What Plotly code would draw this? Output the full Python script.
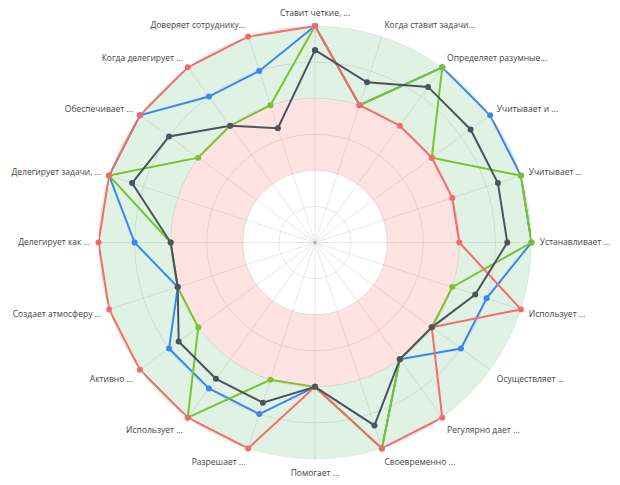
import plotly.graph_objects as go

categories = [
    "Ставит четкие, ...", "Когда ставит задачи...", "Определяет разумные...",
    "Учитывает и ...", "Учитывает ...", "Устанавливает ...", "Использует ...",
    "Осуществляет ...", "Регулярно дает ...", "Своевременно ...", "Помогает ...",
    "Разрешает ...", "Использует ...", "Активно ...", "Создает атмосферу ...",
    "Делегирует как ...", "Делегирует задачи, ...", "Обеспечивает ...",
    "Когда делегирует ...", "Доверяет сотруднику...",
]

series_blue = [6, 4, 6, 6, 6, 6, 5, 5, 4, 6, 4, 5, 5, 5, 4, 5, 6, 6, 5, 5]
series_green = [6, 4, 6, 4, 6, 6, 4, 4, 4, 6, 4, 4, 6, 4, 4, 4, 6, 4, 4, 4]
series_red = [6, 4, 4, 4, 4, 4, 6, 4, 6, 6, 4, 6, 6, 6, 6, 6, 6, 6, 6, 6]
series_dark = [5.33, 4.67, 5.33, 5.33, 5.33, 5.33, 4.67, 4, 4, 5.33, 4, 4.67,
               4.67, 4.67, 4, 4, 5.33, 5, 4, 3.33]

band_bases = [2, 4]
band_colors = ["rgba(255,0,0,0.115)", "rgba(40,167,69,0.15)"]

n = len(categories)
step = 360 / n
angles = [i * step for i in range(n)]

fig = go.Figure()

for base, col in zip(band_bases, band_colors):
    fig.add_trace(go.Barpolar(
        theta=[90, 270], r=[2, 2], base=[base, base], width=[180, 180],
        marker=dict(color=col, line=dict(width=0)),
        hoverinfo="skip", showlegend=False,
    ))

line_specs = [
    (series_blue, "#3a86f0"),
    (series_green, "#79c42d"),
    (series_red, "#f76b6a"),
    (series_dark, "#4b545e"),
]
for vals, col in line_specs:
    fig.add_trace(go.Scatterpolar(
        r=vals + [vals[0]], theta=angles + [angles[0]],
        mode="lines+markers",
        line=dict(color=col, width=2),
        marker=dict(color=col, size=6),
        showlegend=False,
    ))

fig.update_layout(
    width=620, height=485,
    margin=dict(l=90, r=80, t=26, b=26),
    paper_bgcolor="white",
    font=dict(family="Open Sans", size=8.5, color="#444444"),
    polar=dict(
        bgcolor="white",
        radialaxis=dict(range=[0, 6], dtick=1, showticklabels=False, ticks="",
                        showline=False, gridcolor="rgba(0,0,0,0.09)", gridwidth=1),
        angularaxis=dict(rotation=90, direction="clockwise", tickmode="array",
                         tickvals=angles, ticktext=categories,
                         ticks="outside", ticklen=6, tickcolor="rgba(0,0,0,0)",
                         showline=True, linecolor="rgba(0,0,0,0.06)",
                         gridcolor="rgba(0,0,0,0.09)", gridwidth=1,
                         tickfont=dict(size=8.5, color="#444444")),
    ),
)

fig.write_html("out.html")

# What to produce
Reproduce each line exactly, please, except for any pictures.

# Answer in full
What Plotly code would draw this? Output the full Python script.
import plotly.graph_objects as go

categories = [
    "Ставит четкие, ...", "Когда ставит задачи...", "Определяет разумные...",
    "Учитывает и ...", "Учитывает ...", "Устанавливает ...", "Использует ...",
    "Осуществляет ...", "Регулярно дает ...", "Своевременно ...", "Помогает ...",
    "Разрешает ...", "Использует ...", "Активно ...", "Создает атмосферу ...",
    "Делегирует как ...", "Делегирует задачи, ...", "Обеспечивает ...",
    "Когда делегирует ...", "Доверяет сотруднику...",
]

series_blue = [6, 4, 6, 6, 6, 6, 5, 5, 4, 6, 4, 5, 5, 5, 4, 5, 6, 6, 5, 5]
series_green = [6, 4, 6, 4, 6, 6, 4, 4, 4, 6, 4, 4, 6, 4, 4, 4, 6, 4, 4, 4]
series_red = [6, 4, 4, 4, 4, 4, 6, 4, 6, 6, 4, 6, 6, 6, 6, 6, 6, 6, 6, 6]
series_dark = [5.33, 4.67, 5.33, 5.33, 5.33, 5.33, 4.67, 4, 4, 5.33, 4, 4.67,
               4.67, 4.67, 4, 4, 5.33, 5, 4, 3.33]

band_bases = [2, 4]
band_colors = ["rgba(255,0,0,0.115)", "rgba(40,167,69,0.15)"]

n = len(categories)
step = 360 / n
angles = [i * step for i in range(n)]

fig = go.Figure()

for base, col in zip(band_bases, band_colors):
    fig.add_trace(go.Barpolar(
        theta=[90, 270], r=[2, 2], base=[base, base], width=[180, 180],
        marker=dict(color=col, line=dict(width=0)),
        hoverinfo="skip", showlegend=False,
    ))

line_specs = [
    (series_blue, "#3a86f0"),
    (series_green, "#79c42d"),
    (series_red, "#f76b6a"),
    (series_dark, "#4b545e"),
]
for vals, col in line_specs:
    fig.add_trace(go.Scatterpolar(
        r=vals + [vals[0]], theta=angles + [angles[0]],
        mode="lines+markers",
        line=dict(color=col, width=2),
        marker=dict(color=col, size=6),
        showlegend=False,
    ))

fig.update_layout(
    width=620, height=485,
    margin=dict(l=90, r=80, t=26, b=26),
    paper_bgcolor="white",
    font=dict(family="Open Sans", size=8.5, color="#444444"),
    polar=dict(
        bgcolor="white",
        radialaxis=dict(range=[0, 6], dtick=1, showticklabels=False, ticks="",
                        showline=False, gridcolor="rgba(0,0,0,0.09)", gridwidth=1),
        angularaxis=dict(rotation=90, direction="clockwise", tickmode="array",
                         tickvals=angles, ticktext=categories,
                         ticks="outside", ticklen=6, tickcolor="rgba(0,0,0,0)",
                         showline=True, linecolor="rgba(0,0,0,0.06)",
                         gridcolor="rgba(0,0,0,0.09)", gridwidth=1,
                         tickfont=dict(size=8.5, color="#444444")),
    ),
)

fig.write_html("out.html")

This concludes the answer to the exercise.